Single out the lines of the material that contain "chart" and copy them.

--- Dataset rows ---

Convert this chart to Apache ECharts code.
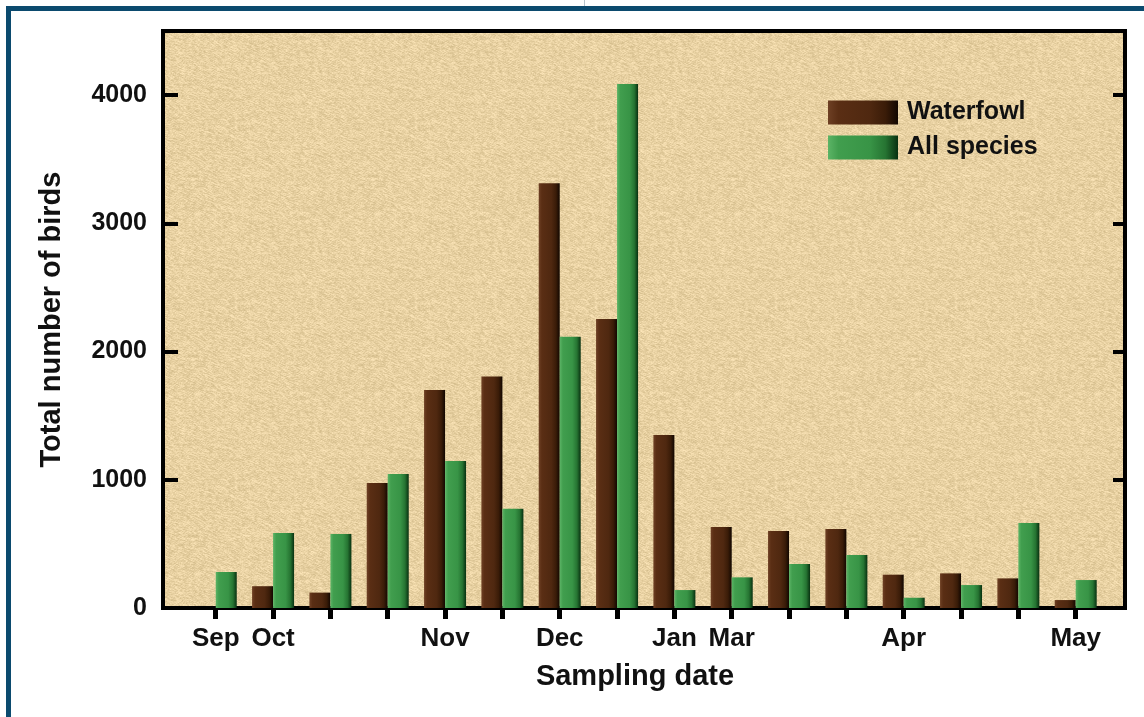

---
--- Dataset rows ---

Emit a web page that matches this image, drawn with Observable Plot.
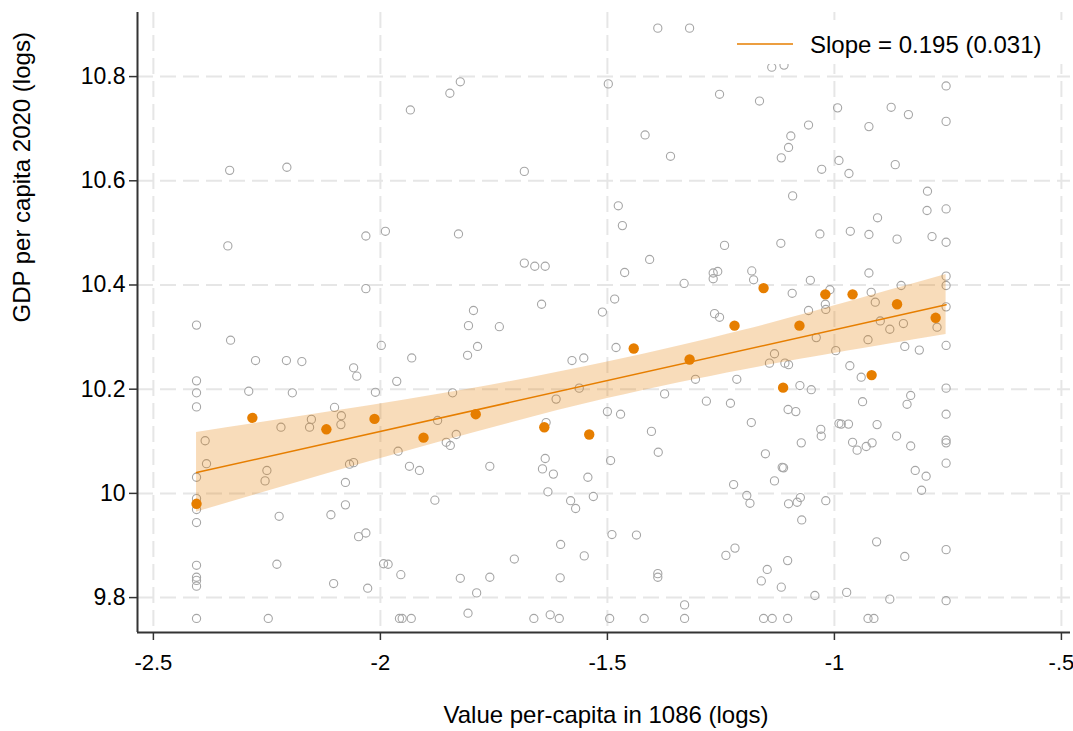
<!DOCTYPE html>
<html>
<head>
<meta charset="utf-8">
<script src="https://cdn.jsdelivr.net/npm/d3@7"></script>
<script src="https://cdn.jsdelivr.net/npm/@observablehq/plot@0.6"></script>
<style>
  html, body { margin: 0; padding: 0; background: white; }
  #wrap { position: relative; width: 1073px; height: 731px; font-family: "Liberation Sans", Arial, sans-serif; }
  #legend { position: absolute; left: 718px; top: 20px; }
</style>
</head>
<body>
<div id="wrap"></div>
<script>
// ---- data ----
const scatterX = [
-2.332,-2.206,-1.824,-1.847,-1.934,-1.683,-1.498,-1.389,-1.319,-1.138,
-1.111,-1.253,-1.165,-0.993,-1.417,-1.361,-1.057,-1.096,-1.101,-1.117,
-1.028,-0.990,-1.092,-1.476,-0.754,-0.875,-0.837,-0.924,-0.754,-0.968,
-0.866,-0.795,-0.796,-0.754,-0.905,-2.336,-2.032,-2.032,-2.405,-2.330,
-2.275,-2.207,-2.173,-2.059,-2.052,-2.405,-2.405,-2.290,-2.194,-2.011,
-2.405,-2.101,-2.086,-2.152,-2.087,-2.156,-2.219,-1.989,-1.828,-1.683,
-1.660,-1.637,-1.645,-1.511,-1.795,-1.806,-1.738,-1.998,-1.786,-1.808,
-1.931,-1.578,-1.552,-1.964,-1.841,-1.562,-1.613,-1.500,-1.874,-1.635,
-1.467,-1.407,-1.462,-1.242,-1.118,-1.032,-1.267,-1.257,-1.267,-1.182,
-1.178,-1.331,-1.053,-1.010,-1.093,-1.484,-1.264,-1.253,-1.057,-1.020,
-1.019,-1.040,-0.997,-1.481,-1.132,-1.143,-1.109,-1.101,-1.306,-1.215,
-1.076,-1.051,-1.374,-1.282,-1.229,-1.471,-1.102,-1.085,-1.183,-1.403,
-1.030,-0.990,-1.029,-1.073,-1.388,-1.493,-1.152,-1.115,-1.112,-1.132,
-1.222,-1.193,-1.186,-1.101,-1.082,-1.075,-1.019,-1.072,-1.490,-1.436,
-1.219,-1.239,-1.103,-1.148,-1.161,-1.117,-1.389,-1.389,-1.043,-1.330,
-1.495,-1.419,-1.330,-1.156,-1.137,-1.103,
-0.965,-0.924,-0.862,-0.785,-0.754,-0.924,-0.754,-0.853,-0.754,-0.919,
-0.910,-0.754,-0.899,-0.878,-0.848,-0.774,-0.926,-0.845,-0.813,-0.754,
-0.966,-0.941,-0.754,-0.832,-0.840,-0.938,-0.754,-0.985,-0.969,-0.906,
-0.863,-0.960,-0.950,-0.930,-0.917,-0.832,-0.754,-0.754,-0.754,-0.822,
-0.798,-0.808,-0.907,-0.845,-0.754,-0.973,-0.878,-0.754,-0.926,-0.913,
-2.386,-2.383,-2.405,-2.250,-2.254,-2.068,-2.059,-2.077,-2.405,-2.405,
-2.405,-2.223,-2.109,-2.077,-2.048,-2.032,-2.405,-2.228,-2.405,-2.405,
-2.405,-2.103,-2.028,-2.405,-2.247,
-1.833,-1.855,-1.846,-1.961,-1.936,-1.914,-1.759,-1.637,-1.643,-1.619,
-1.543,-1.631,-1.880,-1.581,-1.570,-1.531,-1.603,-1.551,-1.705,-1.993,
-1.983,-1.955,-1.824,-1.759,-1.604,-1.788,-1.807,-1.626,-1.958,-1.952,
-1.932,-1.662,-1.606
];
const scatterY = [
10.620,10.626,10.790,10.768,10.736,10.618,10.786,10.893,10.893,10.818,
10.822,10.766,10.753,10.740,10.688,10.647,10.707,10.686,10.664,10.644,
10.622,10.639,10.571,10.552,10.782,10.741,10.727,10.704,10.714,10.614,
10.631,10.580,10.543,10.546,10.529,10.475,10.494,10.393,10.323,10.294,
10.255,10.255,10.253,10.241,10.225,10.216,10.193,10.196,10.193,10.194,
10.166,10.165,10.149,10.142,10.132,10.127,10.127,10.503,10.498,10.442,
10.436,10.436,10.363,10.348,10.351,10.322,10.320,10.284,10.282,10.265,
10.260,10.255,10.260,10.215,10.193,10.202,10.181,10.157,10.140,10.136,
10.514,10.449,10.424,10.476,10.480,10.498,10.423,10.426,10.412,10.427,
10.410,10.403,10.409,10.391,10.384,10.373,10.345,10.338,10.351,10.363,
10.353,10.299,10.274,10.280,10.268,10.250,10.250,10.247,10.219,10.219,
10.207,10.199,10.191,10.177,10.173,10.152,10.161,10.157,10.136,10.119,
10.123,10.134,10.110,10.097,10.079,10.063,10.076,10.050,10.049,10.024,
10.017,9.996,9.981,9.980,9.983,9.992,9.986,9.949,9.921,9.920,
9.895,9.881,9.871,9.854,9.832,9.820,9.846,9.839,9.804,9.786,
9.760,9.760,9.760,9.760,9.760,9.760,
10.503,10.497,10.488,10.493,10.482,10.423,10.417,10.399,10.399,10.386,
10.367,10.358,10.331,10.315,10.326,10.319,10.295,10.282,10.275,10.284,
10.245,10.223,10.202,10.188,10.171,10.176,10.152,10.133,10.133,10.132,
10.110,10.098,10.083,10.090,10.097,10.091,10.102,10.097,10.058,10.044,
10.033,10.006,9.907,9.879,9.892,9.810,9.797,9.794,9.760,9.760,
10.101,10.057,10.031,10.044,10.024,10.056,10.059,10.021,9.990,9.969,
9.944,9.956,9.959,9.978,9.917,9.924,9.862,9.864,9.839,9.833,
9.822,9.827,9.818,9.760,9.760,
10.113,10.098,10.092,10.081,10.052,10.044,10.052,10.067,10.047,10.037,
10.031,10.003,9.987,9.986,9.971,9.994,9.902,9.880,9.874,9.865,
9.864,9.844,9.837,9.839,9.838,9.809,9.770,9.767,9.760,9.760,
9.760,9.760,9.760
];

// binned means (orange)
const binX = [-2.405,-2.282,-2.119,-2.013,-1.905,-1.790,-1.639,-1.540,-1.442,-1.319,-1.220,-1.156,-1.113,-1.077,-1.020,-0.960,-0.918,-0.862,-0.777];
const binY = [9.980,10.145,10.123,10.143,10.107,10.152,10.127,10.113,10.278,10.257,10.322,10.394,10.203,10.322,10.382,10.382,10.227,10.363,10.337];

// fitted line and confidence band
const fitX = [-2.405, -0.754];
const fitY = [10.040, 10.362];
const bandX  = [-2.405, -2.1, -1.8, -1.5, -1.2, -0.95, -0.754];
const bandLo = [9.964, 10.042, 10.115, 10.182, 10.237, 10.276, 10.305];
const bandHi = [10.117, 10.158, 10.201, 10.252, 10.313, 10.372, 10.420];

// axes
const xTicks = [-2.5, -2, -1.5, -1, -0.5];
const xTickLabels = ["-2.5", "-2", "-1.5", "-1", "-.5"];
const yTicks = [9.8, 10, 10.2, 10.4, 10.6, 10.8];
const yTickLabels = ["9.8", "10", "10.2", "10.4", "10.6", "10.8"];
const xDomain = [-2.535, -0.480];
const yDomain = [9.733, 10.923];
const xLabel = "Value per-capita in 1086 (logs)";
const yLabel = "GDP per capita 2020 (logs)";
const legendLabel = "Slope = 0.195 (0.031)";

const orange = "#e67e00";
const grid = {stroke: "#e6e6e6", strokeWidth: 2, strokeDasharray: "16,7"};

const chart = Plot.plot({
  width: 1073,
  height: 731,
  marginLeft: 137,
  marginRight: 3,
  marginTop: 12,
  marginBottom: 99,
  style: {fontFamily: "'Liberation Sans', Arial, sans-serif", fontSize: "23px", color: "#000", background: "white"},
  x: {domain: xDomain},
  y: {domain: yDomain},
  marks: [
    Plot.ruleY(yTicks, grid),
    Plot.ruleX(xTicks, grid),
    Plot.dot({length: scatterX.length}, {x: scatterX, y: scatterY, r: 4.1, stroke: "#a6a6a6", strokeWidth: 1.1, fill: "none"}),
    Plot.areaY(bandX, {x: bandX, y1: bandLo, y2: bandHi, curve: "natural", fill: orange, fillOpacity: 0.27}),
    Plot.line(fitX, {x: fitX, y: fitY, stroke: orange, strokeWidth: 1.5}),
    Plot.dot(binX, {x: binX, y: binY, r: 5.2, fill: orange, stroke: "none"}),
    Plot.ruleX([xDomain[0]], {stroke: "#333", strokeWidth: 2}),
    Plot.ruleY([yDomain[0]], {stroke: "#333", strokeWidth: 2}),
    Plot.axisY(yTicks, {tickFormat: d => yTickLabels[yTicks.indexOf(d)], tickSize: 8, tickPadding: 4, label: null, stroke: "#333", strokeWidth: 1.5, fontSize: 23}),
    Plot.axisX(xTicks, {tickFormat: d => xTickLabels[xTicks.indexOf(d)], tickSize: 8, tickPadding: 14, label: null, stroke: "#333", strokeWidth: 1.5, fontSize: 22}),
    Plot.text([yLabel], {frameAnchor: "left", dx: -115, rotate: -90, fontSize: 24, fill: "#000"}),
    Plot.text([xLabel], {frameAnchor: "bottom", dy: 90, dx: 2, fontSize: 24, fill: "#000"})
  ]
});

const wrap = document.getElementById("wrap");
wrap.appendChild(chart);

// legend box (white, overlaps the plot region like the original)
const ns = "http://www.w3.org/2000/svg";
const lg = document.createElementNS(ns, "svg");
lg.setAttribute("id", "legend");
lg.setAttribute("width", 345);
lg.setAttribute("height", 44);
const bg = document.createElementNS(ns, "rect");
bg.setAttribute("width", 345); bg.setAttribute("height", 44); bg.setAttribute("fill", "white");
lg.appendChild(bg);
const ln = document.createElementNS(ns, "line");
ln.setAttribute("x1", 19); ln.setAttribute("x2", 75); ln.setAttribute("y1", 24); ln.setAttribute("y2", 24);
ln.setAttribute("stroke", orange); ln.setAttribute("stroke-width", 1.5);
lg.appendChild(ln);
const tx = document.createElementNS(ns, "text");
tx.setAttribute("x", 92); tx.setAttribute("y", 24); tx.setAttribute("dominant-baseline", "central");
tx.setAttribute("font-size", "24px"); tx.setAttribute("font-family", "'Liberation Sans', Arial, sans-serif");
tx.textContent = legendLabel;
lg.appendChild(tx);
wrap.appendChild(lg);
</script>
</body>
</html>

---

• **Full output**
Convert this chart to Apache ECharts code.
const chart = Plot.plot({
wrap.appendChild(chart);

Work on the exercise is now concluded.